Повеяло приятной прохладой, особенно ощутимом после жары, которая крепко донимала нас на открытой бетонной площадке.

Вошли в длинную комнату, густо «нашпигованную» аппаратурой.

Я заметил два цилиндра, уходящие в потолок, и сердце екнуло: «Перископы! Как на подлодке!» Подбежал к одному из них, прижался к окуляру, стал вращать рукоятками. Стартовая установка лежала, как на ладони. А за ней бескрайняя, уходящая к горизонту степь…

— А вот центральный пульт управления, — похлопал по корпусу одного из пультов Борис Чекунов.

— Борис Семенович!
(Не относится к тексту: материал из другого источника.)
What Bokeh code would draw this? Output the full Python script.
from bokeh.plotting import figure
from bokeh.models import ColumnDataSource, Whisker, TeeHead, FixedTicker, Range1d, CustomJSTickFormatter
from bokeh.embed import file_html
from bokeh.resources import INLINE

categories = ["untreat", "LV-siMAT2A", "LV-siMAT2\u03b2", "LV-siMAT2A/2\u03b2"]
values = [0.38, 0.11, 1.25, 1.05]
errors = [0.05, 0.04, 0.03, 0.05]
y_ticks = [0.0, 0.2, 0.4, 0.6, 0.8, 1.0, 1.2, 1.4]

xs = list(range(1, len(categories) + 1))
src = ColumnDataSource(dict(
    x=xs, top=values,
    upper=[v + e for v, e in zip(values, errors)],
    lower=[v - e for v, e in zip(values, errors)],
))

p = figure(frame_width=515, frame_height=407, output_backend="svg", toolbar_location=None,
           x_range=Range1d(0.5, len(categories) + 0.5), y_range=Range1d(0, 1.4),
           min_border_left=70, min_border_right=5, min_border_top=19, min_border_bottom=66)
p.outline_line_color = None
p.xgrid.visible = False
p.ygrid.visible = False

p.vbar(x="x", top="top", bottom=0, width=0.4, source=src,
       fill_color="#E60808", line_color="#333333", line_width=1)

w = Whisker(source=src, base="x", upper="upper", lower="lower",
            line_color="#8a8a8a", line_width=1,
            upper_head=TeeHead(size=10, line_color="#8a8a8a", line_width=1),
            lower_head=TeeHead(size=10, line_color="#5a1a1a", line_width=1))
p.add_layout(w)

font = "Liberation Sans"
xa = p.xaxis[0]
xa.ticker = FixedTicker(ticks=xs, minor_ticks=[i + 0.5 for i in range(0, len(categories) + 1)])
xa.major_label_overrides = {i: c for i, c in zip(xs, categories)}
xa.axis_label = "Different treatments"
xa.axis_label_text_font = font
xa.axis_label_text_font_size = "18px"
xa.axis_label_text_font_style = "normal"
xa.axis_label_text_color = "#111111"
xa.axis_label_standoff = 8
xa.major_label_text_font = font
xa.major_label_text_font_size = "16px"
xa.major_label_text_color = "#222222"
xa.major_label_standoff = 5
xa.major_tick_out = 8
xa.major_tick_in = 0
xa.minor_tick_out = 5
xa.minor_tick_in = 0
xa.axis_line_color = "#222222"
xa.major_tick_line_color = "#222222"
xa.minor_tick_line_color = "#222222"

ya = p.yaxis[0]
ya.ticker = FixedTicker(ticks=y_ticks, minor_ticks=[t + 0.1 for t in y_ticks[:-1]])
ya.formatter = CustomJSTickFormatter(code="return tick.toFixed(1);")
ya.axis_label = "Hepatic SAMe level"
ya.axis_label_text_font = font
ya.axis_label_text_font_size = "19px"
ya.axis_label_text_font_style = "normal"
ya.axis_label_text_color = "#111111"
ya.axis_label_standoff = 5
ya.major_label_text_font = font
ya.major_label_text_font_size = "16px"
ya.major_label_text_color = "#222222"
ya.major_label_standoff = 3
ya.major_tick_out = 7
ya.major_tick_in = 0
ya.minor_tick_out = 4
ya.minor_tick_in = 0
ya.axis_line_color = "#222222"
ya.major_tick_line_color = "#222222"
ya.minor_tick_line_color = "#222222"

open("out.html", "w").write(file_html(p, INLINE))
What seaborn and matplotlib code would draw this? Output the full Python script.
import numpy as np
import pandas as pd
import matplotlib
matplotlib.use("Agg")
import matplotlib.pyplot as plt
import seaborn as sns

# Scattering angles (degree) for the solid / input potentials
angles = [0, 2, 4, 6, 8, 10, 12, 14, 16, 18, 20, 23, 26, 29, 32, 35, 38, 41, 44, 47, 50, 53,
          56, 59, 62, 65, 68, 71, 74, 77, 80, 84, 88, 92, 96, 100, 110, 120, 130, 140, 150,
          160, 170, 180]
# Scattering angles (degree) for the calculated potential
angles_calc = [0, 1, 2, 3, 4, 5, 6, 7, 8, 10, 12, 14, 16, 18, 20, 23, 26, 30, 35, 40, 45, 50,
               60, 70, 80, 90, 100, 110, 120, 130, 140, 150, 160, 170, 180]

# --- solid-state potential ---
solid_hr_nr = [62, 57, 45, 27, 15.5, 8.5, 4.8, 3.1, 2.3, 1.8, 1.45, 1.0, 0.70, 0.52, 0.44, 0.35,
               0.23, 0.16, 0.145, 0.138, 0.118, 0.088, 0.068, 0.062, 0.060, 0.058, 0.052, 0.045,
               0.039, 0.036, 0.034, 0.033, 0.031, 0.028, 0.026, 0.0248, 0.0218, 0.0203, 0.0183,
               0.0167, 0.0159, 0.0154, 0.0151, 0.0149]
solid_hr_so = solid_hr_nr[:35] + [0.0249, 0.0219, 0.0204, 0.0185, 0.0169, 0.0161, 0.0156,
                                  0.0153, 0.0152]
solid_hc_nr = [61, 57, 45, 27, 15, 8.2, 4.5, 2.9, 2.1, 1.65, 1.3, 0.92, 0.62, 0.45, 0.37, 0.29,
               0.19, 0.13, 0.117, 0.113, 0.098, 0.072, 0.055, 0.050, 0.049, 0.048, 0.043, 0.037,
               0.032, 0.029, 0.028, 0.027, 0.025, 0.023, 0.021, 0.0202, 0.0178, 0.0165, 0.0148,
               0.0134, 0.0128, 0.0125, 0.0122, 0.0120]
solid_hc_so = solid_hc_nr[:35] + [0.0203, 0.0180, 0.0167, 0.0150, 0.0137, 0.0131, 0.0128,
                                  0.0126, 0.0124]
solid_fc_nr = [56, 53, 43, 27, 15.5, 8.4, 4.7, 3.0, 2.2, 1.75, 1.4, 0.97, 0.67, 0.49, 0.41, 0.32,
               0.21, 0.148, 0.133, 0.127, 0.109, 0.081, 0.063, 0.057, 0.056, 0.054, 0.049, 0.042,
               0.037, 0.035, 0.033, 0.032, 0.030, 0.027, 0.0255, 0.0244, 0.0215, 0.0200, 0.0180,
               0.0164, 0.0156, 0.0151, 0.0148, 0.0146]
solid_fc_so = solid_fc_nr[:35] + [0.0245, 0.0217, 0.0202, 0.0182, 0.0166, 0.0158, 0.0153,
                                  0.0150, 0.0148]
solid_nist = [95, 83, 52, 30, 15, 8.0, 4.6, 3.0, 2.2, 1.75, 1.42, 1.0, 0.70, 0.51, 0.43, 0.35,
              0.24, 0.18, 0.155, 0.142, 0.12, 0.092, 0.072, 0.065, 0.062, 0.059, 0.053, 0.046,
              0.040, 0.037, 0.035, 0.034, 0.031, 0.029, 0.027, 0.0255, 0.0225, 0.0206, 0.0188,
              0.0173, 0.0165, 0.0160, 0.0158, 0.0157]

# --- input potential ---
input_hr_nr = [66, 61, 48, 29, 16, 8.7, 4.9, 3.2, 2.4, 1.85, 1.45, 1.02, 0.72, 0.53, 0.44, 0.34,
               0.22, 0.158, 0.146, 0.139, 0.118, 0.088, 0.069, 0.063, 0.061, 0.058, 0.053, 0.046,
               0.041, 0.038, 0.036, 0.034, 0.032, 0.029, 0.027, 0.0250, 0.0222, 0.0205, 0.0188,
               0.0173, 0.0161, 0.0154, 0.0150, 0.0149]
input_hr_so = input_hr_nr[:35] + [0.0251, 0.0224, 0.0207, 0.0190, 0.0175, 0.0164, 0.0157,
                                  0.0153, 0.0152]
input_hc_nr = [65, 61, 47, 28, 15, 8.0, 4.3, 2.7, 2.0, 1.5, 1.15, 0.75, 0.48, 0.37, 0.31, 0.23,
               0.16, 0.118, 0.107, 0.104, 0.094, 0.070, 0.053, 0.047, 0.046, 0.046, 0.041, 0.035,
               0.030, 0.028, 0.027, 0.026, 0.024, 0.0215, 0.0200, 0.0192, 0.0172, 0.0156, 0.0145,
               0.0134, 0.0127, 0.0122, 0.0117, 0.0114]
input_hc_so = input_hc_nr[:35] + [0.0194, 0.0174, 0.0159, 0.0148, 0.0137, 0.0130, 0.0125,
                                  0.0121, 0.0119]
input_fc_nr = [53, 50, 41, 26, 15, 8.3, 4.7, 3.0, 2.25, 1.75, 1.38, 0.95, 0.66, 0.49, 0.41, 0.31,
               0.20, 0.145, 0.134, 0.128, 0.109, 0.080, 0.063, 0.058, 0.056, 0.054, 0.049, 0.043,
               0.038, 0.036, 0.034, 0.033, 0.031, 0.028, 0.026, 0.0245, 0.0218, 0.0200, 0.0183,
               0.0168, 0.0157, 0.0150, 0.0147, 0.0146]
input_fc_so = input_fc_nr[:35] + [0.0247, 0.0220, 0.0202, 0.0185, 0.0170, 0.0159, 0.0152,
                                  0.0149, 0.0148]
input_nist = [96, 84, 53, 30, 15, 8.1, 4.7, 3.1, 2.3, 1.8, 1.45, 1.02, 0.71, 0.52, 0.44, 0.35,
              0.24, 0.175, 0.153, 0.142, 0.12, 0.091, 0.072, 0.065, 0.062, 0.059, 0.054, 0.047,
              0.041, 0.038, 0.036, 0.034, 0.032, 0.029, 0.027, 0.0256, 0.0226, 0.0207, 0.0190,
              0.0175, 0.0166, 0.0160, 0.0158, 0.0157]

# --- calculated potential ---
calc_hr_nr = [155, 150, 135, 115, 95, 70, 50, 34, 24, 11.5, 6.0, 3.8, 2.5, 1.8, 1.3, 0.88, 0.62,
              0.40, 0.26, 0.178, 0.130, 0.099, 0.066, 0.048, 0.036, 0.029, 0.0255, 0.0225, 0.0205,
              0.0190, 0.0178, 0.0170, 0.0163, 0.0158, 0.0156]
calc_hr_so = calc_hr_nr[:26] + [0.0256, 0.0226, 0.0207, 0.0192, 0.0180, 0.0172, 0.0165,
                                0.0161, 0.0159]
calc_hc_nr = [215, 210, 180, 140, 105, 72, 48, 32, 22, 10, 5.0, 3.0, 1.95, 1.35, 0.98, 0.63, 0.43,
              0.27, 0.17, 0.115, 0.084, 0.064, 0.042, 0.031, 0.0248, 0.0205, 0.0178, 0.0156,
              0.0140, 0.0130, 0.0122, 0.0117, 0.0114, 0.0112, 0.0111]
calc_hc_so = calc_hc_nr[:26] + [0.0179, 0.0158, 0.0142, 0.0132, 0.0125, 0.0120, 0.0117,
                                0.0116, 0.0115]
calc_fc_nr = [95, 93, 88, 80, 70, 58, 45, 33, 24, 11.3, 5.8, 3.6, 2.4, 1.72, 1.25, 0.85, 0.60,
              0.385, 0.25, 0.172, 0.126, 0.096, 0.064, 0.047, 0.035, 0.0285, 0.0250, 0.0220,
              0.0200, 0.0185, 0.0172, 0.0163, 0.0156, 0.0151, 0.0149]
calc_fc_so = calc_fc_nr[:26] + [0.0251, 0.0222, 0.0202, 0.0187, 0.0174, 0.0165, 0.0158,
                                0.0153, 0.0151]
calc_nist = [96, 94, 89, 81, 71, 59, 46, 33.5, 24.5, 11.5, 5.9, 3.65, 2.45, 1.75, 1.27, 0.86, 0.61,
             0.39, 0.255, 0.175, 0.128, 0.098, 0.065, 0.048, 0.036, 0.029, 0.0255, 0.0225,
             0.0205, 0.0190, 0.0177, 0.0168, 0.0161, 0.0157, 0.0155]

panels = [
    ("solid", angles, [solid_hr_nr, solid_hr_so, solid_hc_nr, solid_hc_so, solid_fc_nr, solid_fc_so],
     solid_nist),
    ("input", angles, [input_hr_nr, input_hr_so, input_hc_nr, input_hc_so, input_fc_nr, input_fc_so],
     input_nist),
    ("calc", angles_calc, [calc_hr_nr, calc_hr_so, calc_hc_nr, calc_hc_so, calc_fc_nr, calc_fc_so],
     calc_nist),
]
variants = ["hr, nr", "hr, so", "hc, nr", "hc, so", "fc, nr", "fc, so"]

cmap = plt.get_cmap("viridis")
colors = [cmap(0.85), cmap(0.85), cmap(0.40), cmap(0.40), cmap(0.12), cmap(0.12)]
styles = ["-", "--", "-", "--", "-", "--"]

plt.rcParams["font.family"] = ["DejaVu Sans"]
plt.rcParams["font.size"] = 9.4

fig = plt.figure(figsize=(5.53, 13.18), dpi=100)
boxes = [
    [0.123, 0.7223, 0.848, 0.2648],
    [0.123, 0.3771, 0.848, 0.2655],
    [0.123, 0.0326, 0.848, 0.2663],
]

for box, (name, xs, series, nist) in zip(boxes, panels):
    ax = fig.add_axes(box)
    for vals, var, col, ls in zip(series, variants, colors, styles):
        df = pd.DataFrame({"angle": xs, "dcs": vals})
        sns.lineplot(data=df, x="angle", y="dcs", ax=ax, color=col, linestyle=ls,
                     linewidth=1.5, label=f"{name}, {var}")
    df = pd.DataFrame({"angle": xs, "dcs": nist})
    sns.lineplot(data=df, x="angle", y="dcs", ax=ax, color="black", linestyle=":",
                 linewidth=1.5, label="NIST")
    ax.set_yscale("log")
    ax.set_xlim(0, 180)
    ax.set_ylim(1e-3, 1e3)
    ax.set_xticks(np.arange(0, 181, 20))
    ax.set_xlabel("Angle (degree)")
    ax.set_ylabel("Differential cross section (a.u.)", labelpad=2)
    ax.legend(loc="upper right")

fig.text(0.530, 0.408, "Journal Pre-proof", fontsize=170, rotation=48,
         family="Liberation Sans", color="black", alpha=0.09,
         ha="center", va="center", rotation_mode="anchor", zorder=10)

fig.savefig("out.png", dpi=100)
А где та самая-самая, последняя кнопка?

— Вот она, — показал Чекунов на обыкновенную, величиною с пятак, черную резиновую кнопку.
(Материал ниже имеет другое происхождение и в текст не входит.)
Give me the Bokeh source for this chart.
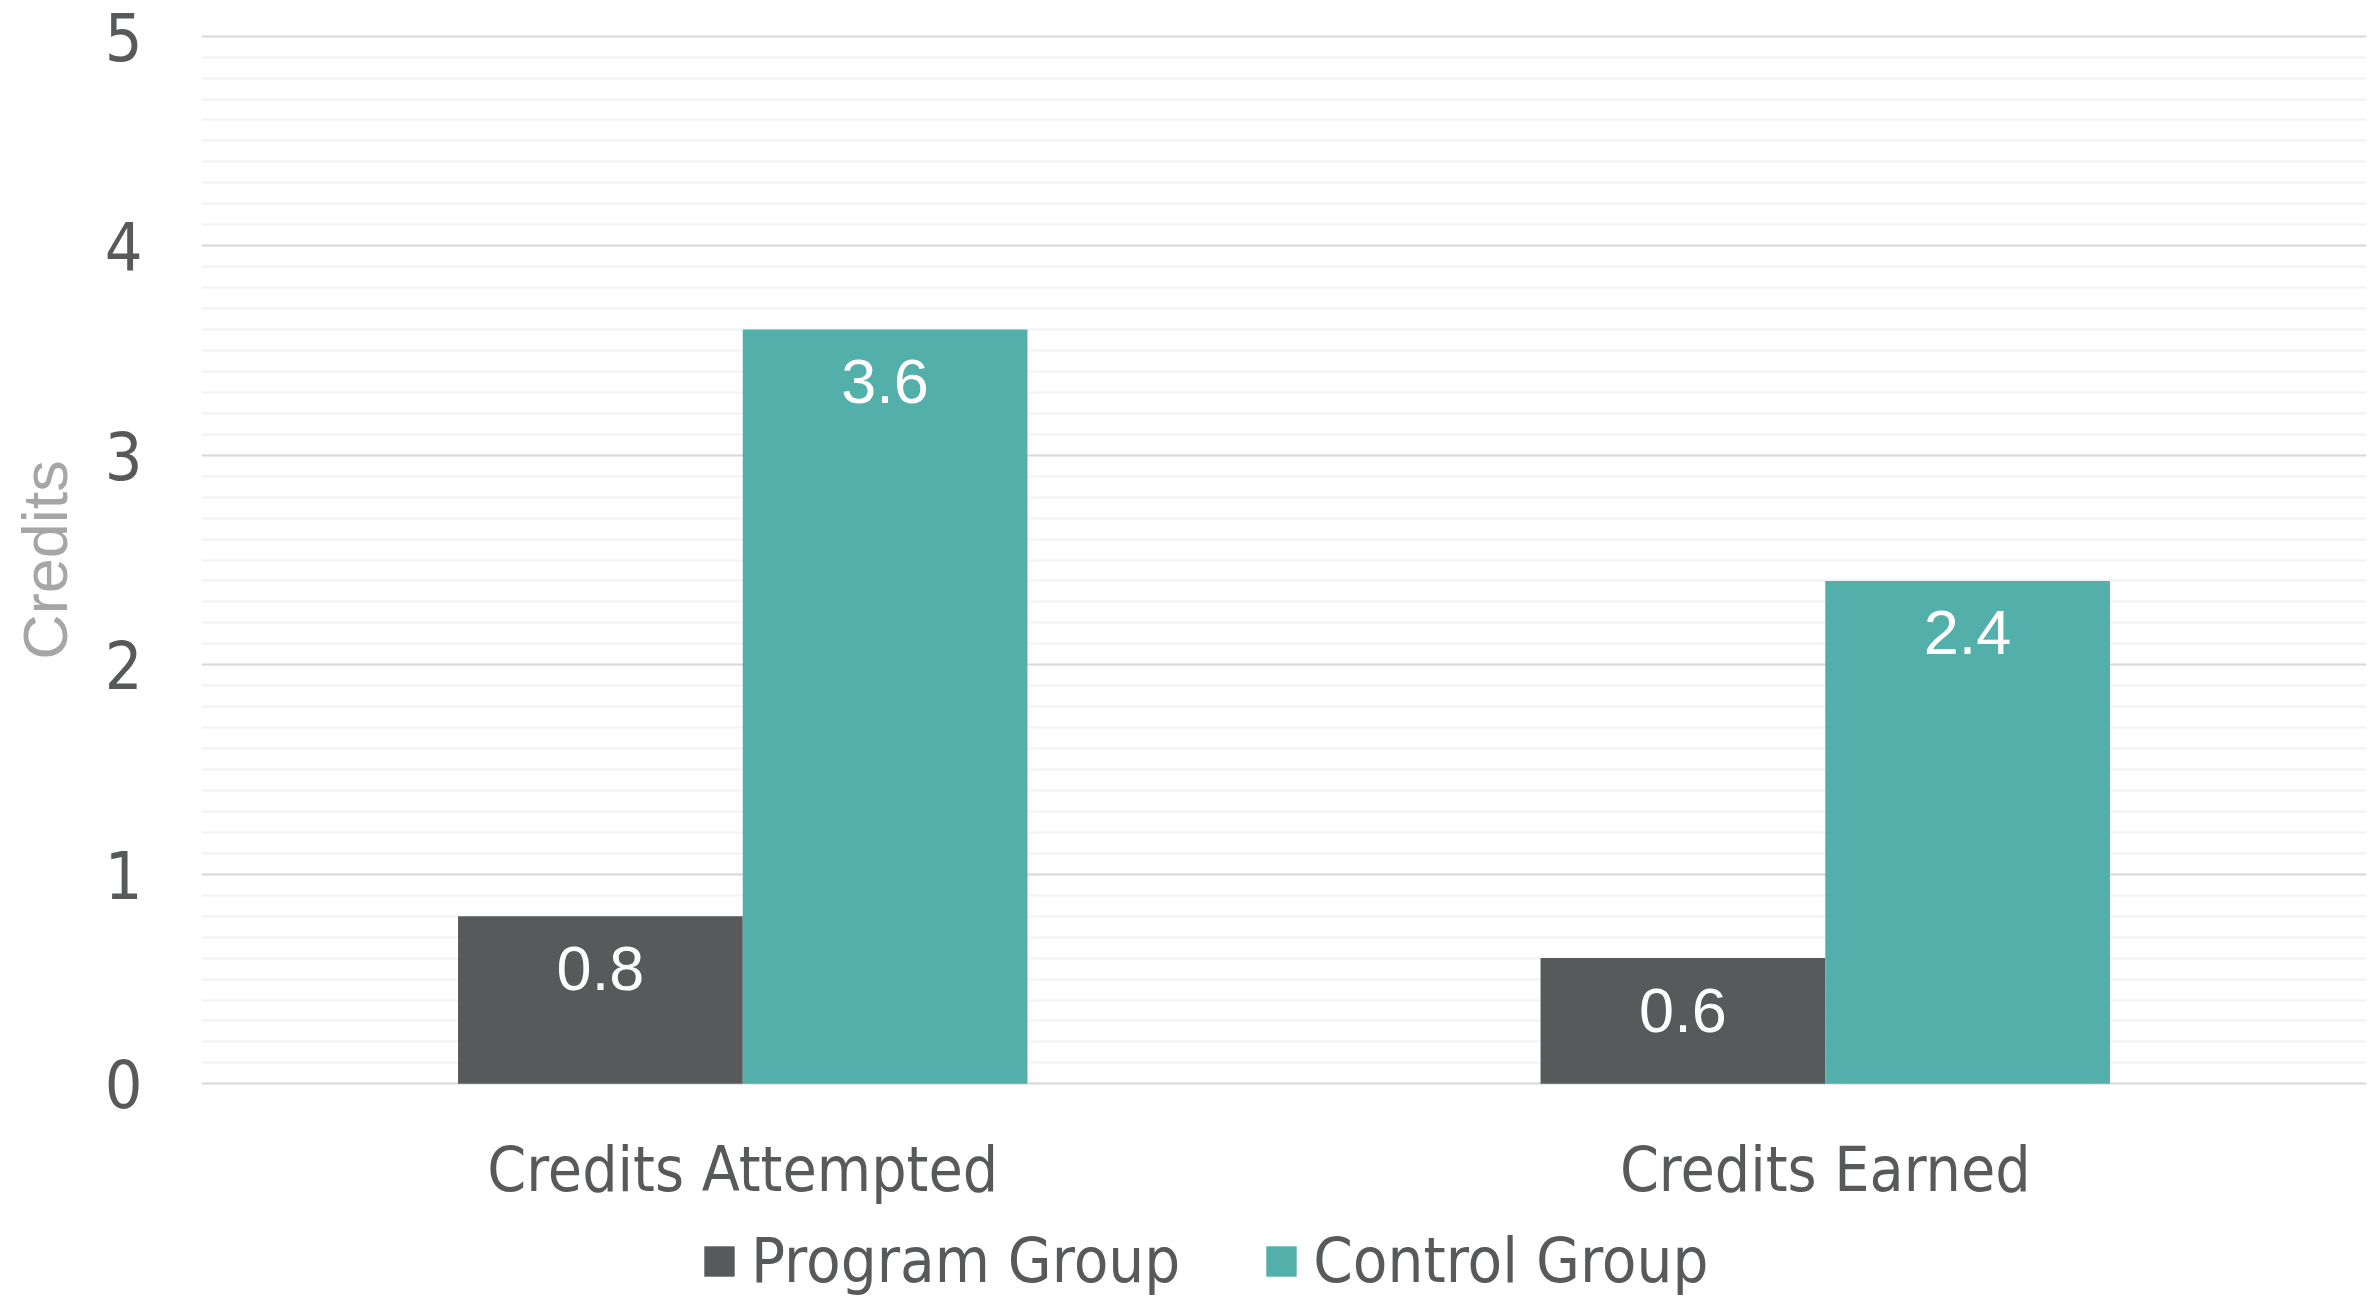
from bokeh.plotting import figure
from bokeh.layouts import column
from bokeh.models import (ColumnDataSource, FactorRange, Range1d, SingleIntervalTicker,
                          Legend, LegendItem)
from bokeh.transform import dodge
from bokeh.embed import file_html
from bokeh.resources import INLINE
from bokeh.core.properties import value

# ---- data ----
categories = ["Credits Attempted", "Credits Earned"]
series = ["Program Group", "Control Group"]
program = [0.8, 0.6]
control = [3.6, 2.4]
y_max = 5

PROG_COLOR = "#58595B"
CTRL_COLOR = "#52AFAA"
TEXT_COLOR = "#58595B"
CAT_FONT = "DejaVu Sans Condensed"
NUM_FONT = "Liberation Sans"

src = ColumnDataSource(dict(
    cat=categories,
    program=program,
    control=control,
    program_lbl=[f"{v:.1f}" for v in program],
    control_lbl=[f"{v:.1f}" for v in control],
))

MAIN_H = 1210
LEG_H = 1297 - MAIN_H

p = figure(
    x_range=FactorRange(factors=categories, range_padding=0),
    y_range=Range1d(-0.008, y_max + 0.008),
    width=2371, height=MAIN_H,
    output_backend="svg", toolbar_location=None,
    min_border_left=201, min_border_right=5,
    min_border_top=34, min_border_bottom=MAIN_H - 34 - 1051,
)
p.outline_line_color = None
p.background_fill_color = "white"
p.border_fill_color = "white"

bw = 0.263
off = bw / 2
p.vbar(x=dodge("cat", -off, range=p.x_range), top="program", bottom=0, width=bw,
       source=src, fill_color=PROG_COLOR, line_color=None)
p.vbar(x=dodge("cat", off, range=p.x_range), top="control", bottom=0, width=bw,
       source=src, fill_color=CTRL_COLOR, line_color=None)

p.text(x=dodge("cat", -off, range=p.x_range), y="program", text="program_lbl",
       source=src, text_color="white", text_font=value(NUM_FONT),
       text_font_size="63px", text_align="center", text_baseline="middle",
       y_offset=52)
p.text(x=dodge("cat", off, range=p.x_range), y="control", text="control_lbl",
       source=src, text_color="white", text_font=value(NUM_FONT),
       text_font_size="63px", text_align="center", text_baseline="middle",
       y_offset=52)

# grid
p.xgrid.grid_line_color = None
p.ygrid.grid_line_color = "#D9D9D9"
p.ygrid.grid_line_width = 2
p.ygrid.minor_grid_line_color = "#F2F2F2"
p.ygrid.minor_grid_line_width = 2

# y axis
p.yaxis.ticker = SingleIntervalTicker(interval=1, num_minor_ticks=10)
p.yaxis.axis_line_color = None
p.yaxis.major_tick_line_color = None
p.yaxis.minor_tick_line_color = None
p.yaxis.major_tick_out = 0
p.yaxis.major_tick_in = 0
p.yaxis.minor_tick_out = 0
p.yaxis.minor_tick_in = 0
p.yaxis.major_label_text_font = CAT_FONT
p.yaxis.major_label_text_font_size = "66px"
p.yaxis.major_label_text_color = TEXT_COLOR
p.yaxis.major_label_standoff = 59
p.yaxis.axis_label = "Credits"
p.yaxis.axis_label_text_font = NUM_FONT
p.yaxis.axis_label_text_font_size = "63px"
p.yaxis.axis_label_text_font_style = "normal"
p.yaxis.axis_label_text_color = "#A6A6A6"
p.yaxis.axis_label_standoff = 22

# x axis
p.xaxis.axis_line_color = None
p.xaxis.major_tick_line_color = None
p.xaxis.major_tick_out = 0
p.xaxis.major_tick_in = 0
p.xaxis.major_label_text_font = CAT_FONT
p.xaxis.major_label_text_font_size = "62px"
p.xaxis.major_label_text_color = TEXT_COLOR
p.xaxis.major_label_standoff = 47

# ---- legend strip below the chart ----
pl = figure(width=2371, height=LEG_H, x_range=Range1d(0, 1), y_range=Range1d(0, 1),
            output_backend="svg", toolbar_location=None,
            x_axis_location=None, y_axis_location=None, min_border=0)
pl.outline_line_color = None
pl.grid.visible = False
# hidden proxy renderers carrying the series colours for the legend swatches
lr1 = pl.vbar(x=[0], top=[program[0]], width=0.1, fill_color=PROG_COLOR,
              line_color=None, visible=False)
lr2 = pl.vbar(x=[0], top=[control[0]], width=0.1, fill_color=CTRL_COLOR,
              line_color=None, visible=False)

legend = Legend(
    items=[LegendItem(label=series[0], renderers=[lr1]),
           LegendItem(label=series[1], renderers=[lr2])],
    orientation="horizontal", location=(499, 0),
    label_text_font=CAT_FONT, label_text_font_size="63px",
    label_text_color=TEXT_COLOR, label_standoff=13, spacing=82,
    glyph_width=38, glyph_height=38, padding=0, margin=0,
    border_line_color=None, background_fill_alpha=0,
    inactive_fill_alpha=0,
)
pl.add_layout(legend, "center")

layout = column(p, pl, spacing=0)
open("out.html", "w").write(file_html(layout, INLINE))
— Борис Семенович! Расскажите, как первый ИСЗ запускали… Корабль «Восток…»

Чекунов, по всему было видно, не любитель предаваться воспоминаниям, да и вообще не словоохотливый рассказчик. Но тут, уступая нашим настойчивым просьбам, сел в то операторское кресло, придвинулся к тому пульту, и сильное волнение, мы легко это заметили, вновь охватило его. И он начал свой рассказ.

— Ночь опустилась над степью. Только ракета видна, бело-серебристая в свете прожекторов. Время к половине одиннадцатого подошло. Мы, как на вокзале, по московскому отсчет ведем. По байконурскому уже пятое октября наступило. Я за пультом сидел, мы гироскопы давно раскрутили. В бункер входят Королев, другие руководители. Лица строгие, сосредоточенные. Королев сутулится больше обычного, в глазах волнение. Когда до пуска минут пять-шесть осталось, Сергей Павлович сказал заместителю своему, Воскресенскому:

— Пора!

Воскресенский стал у одного перископа, у другого — пускающий, начальник наш Александр Иванович Носов — руководитель стартовой команды. Носов на хронометр посматривает и команды отдает. Мы, операторы, только тумблерами щелкаем. И наконец в 22.28:

— Пуск! — кричит Александр Иванович.

— Есть пуск! — кричу в ответ и кнопку жму. «Последнюю!»

Вскоре до подземелья нашего гул донесся… Пошла! Выскочили наверх, а она уж звездочкой меж других звезд стала, и вскоре ее распознать было нельзя. Когда спутник уже был на орбите, услышал: «Бип-бип!» Хоть и готовился к этому, а удивление меня взяло: «Летает! И на Землю не падает!»